The review is expected to take in the Building Regulations and the Code for Sustainable Homes as part of the government’s drive to reduce bureaucracy and increase housing output. Housing groups have been lobbying the government hard to reform regulations, which they say are providing a major barrier to development.
A report in April from the Housing Forum, which the CLG is understood to have been consulting, pointed out there were 200 regulations and codes covering housebuilding and construction, many of which conflicted. It urged the government to rationalise them into three or four simple frameworks, which it dubbed a “one in three out” approach.
Hinting at a possible reappraisal of the Code for Sustainable Homes in light of new, more stringent Building Regulation Guidance, a DCLG spokesperson said that to “address the array of local and national standards, the government will be looking at rationalisation shortly”.

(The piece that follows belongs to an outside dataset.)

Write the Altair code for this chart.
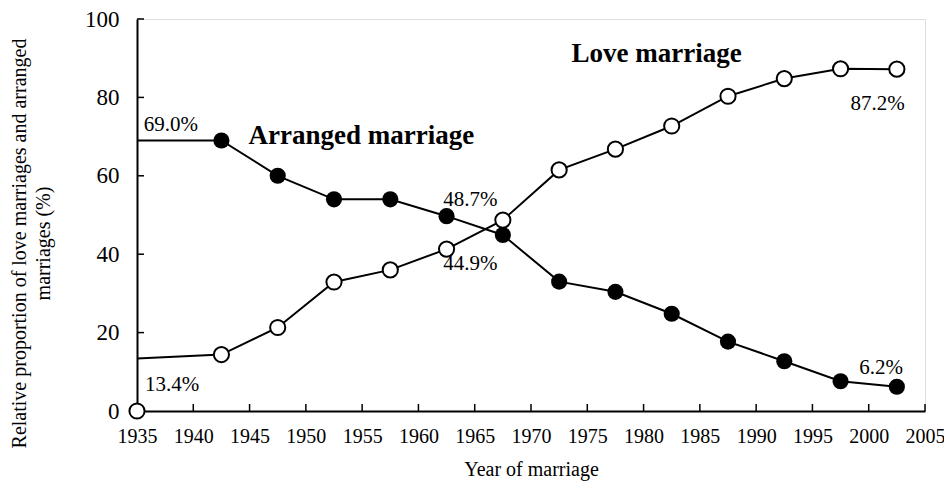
import altair as alt
import pandas as pd

years = [1935, 1942.5, 1947.5, 1952.5, 1957.5, 1962.5, 1967.5, 1972.5, 1977.5,
         1982.5, 1987.5, 1992.5, 1997.5, 2002.5]
arranged = [69.0, 69.0, 60.0, 54.0, 54.0, 49.7, 44.9, 33.0, 30.4, 24.8, 17.7, 12.7, 7.6, 6.2]
love = [13.4, 14.4, 21.3, 32.9, 36.0, 41.3, 48.7, 61.5, 66.8, 72.7, 80.3, 84.8, 87.3, 87.2]
stray_year = [1935]
stray_value = [0.0]

x_ticks = list(range(1935, 2006, 5))
y_ticks = [0, 20, 40, 60, 80, 100]

ann_text = ["69.0%", "Arranged marriage", "Love marriage", "48.7%", "44.9%", "13.4%", "87.2%", "6.2%"]
ann_x = [1935.6, 1944.9, 1973.6, 1962.2, 1962.2, 1935.7, 2000.8, 2001.1]
ann_y = [72.9, 70.2, 91.0, 53.7, 37.6, 6.6, 78.4, 10.9]
ann_bold = [False, True, True, False, False, False, False, False]
ann_align = ["left", "left", "left", "left", "left", "left", "center", "center"]

FONT = "Liberation Serif"

rows = []
for yr, a, l in zip(years, arranged, love):
    rows.append({"year": yr, "value": a, "series": "Arranged"})
    rows.append({"year": yr, "value": l, "series": "Love"})
df = pd.DataFrame(rows)
pts = df[df["year"] > 1935]
stray = pd.DataFrame({"year": stray_year, "value": stray_value})
ann = pd.DataFrame({"text": ann_text, "x": ann_x, "y": ann_y, "bold": ann_bold, "align": ann_align})

xs = alt.Scale(domain=[1935, 2005], nice=False, zero=False)
ys = alt.Scale(domain=[0, 100], nice=False)

X = alt.X("year:Q", scale=xs, axis=alt.Axis(
    values=x_ticks, ticks=False, grid=False, labelPadding=15, labelFontSize=20,
    labelOverlap=False, labelFlush=False, labelFont=FONT, labelColor="black",
    domainColor="black", domainWidth=2, title="Year of marriage", titleFont=FONT,
    titleFontSize=20, titleFontWeight="normal", titleColor="black", titlePadding=13,
    format="d"))
Y = alt.Y("value:Q", scale=ys, axis=alt.Axis(
    values=y_ticks, ticks=False, grid=False, labelPadding=18, labelFontSize=23,
    labelFlush=False, labelFont=FONT, labelColor="black", domainColor="black",
    domainWidth=2,
    title=["Relative proportion of love marriages and arranged", "marriages (%)"],
    titleFont=FONT, titleFontSize=20, titleFontWeight="normal", titleColor="black",
    titleX=-118, titleY=224, titleAngle=270, titleAlign="center", titleBaseline="middle",
    titleLineHeight=24))

base = alt.Chart(df)

lines = base.mark_line(color="black", strokeWidth=2).encode(
    x=X, y=Y, detail="series:N")

arr_pts = alt.Chart(pts[pts["series"] == "Arranged"]).mark_circle(
    size=260, color="black", opacity=1).encode(x="year:Q", y="value:Q")
love_pts = alt.Chart(pts[pts["series"] == "Love"]).mark_point(
    size=230, shape="circle", filled=True, fill="white", stroke="black",
    strokeWidth=2, opacity=1).encode(x="year:Q", y="value:Q")
stray_pt = alt.Chart(stray).mark_point(
    size=230, shape="circle", filled=True, fill="white", stroke="black",
    strokeWidth=2, opacity=1).encode(x="year:Q", y="value:Q")

xtick_df = pd.DataFrame({"t": x_ticks})
ytick_df = pd.DataFrame({"t": y_ticks})
xticks = alt.Chart(xtick_df).mark_rule(color="black", strokeWidth=1.5).encode(
    x="t:Q", y=alt.value(392), y2=alt.value(385))
yticks = alt.Chart(ytick_df).mark_rule(color="black", strokeWidth=1.5).encode(
    y=alt.Y("t:Q", scale=ys), x=alt.value(0), x2=alt.value(7))

layers = [lines, xticks, yticks]
for bold in [False, True]:
    for al in ["left", "center"]:
        sub = ann[(ann["bold"] == bold) & (ann["align"] == al)]
        if len(sub) == 0:
            continue
        layers.append(alt.Chart(sub).mark_text(
            font=FONT, fontSize=27 if bold else 21, fontWeight="bold" if bold else "normal",
            align=al, baseline="middle", color="black").encode(
            x="x:Q", y="y:Q", text="text:N"))
layers += [love_pts, arr_pts, stray_pt]

chart = alt.layer(*layers).properties(
    width=788, height=392,
    autosize=alt.AutoSizeParams(type="none"),
    padding={"left": 129, "top": 11, "right": 19, "bottom": 70},
).configure_view(stroke="#555", strokeWidth=1.5).configure(background="white")

chart.save("out.html", embed_options={"renderer": "svg", "actions": False})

Despite this, the DCLG maintained its support for the Code. The spokesman added: “Building Regulations continue to ensure further carbon reduction, but the Code for Sustainable Homes remains the government’s chosen method for determining the level of sustainability of new homes.”
Last week DCLG head of technical research Anthony Burd told an HBF conference that the Code for Sustainable Homes would form part of the wide-ranging review.
However, Rory Bergin, head of sustainability at Hunt Thompson Associates architects, which works extensively in the housing sector, said that while he understood that there was always industry resistance to the CSH “as it was developed by the BRE”, he thought getting rid of it would be retrograde step.
“The CSH was designed to exceed regulation and as such has a lot of scope, and Building Regs would only cover four or five aspects of it,” said Bergin. He also questioned whether getting rid of the Code would stimulate the housing market: “What’s stopping developments happening is not the Code,” he said. “Barratt has said that additional costs for a Code Level 3 home are negligible.”
“Having the Code or not should not be about saving the industry money but ensuring that it is sustainability and consumer focused.”
The chairman of the Housing Forum working group and co-author of the report, Andy von Bradsky, chairman of PRP Architects, said at its launch: “The role of regulation in housing has moved from one of protecting the health and safety of occupants and reducing risk in construction, to one of a much wider compliance agenda, regulating everything from the length of a flight of stairs to the size of a bicycle shed.
“It has become a process of piling regulation upon regulation. Though well intentioned, it has often become counter-productive as requirements in one regulation can often clash with another.”